25 % drop in honey harvest
It has been a disastrous year for British honey, with bee farmers reporting heavy yield losses. After the worst honey crop in years, could some of Britain's most distinctive flavours be at risk?
"It's been absolutely terrible this year," says Derbyshire bee farmer Tony Maggs.
"I'm down 90% on my normal yield of honey. It's been the worst main crop I've ever had."
The total honey crop for England and Wales is estimated to be down 50% on an average year, which equates to a loss of £7m for UK honey production, according to a recent survey carried out by the Bee Farmers' Association (BFA).
"It is not being alarmist to say that… many bee farmers will cease to trade as a result of this season," says Margaret Ginman, general secretary of the BFA.
But given that the majority of the UK's honey is imported, is this a serious cause for concern?

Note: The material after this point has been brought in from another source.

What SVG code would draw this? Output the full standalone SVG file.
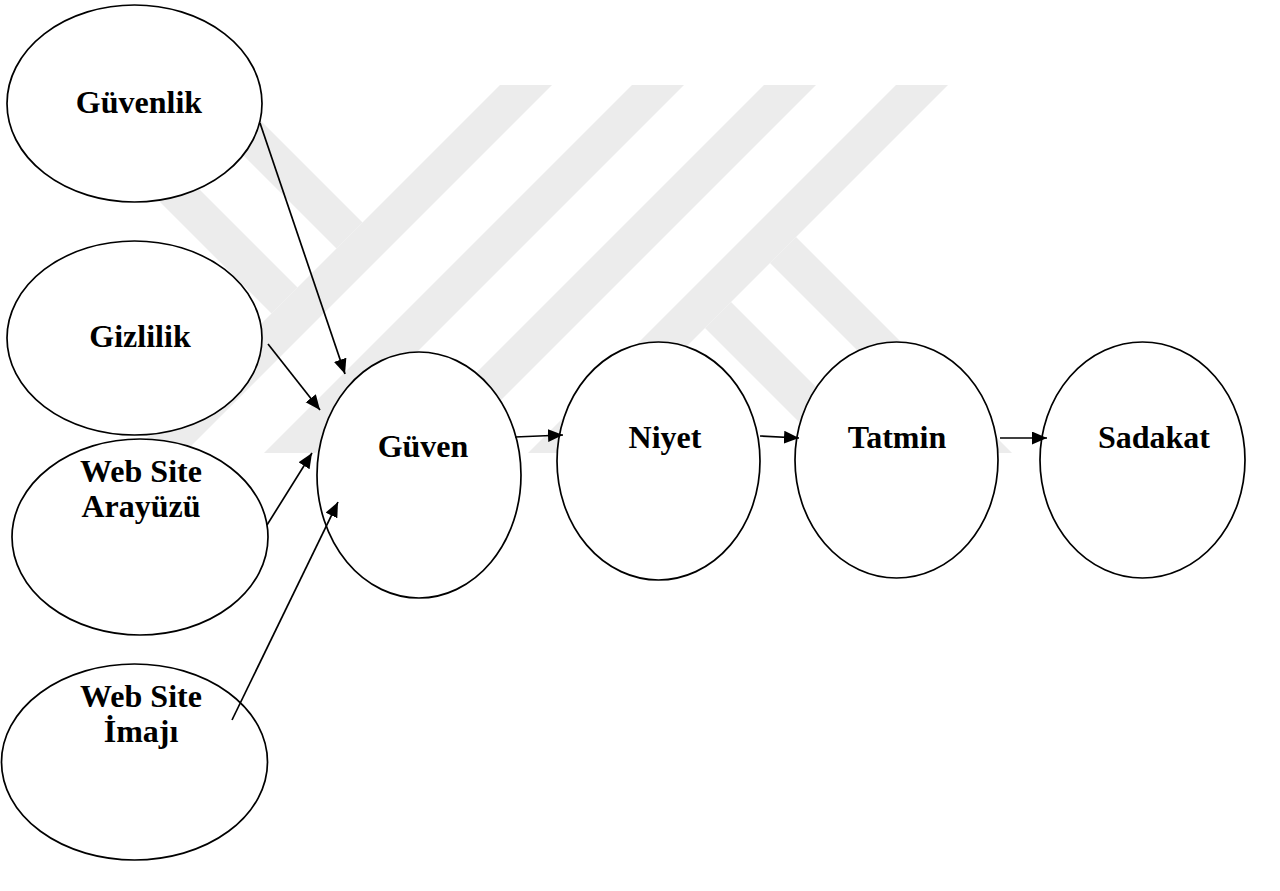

"In Britain we underestimate the diversity of regional flavours, especially if you consider that only 15% of our honey is produced in the UK," says Ms Ginman.
"As we don't really have mono-floral honeys in the UK, every flavour combination is unique."
And this means that some of the UK's more unusual flavours may be lost.
The problem started earlier this year when Britain experienced its wettest spring on record.
Despite good early spring nectar flows, the prolonged period of cold and wet weather between April and August meant that honeybees had less opportunity to leave their hives, so little pollination took place.
"This year has been almost apocalyptic for bees," says Steve Benbow, owner of the London Honey Company, who has seen his honey yield drop by 25% this year.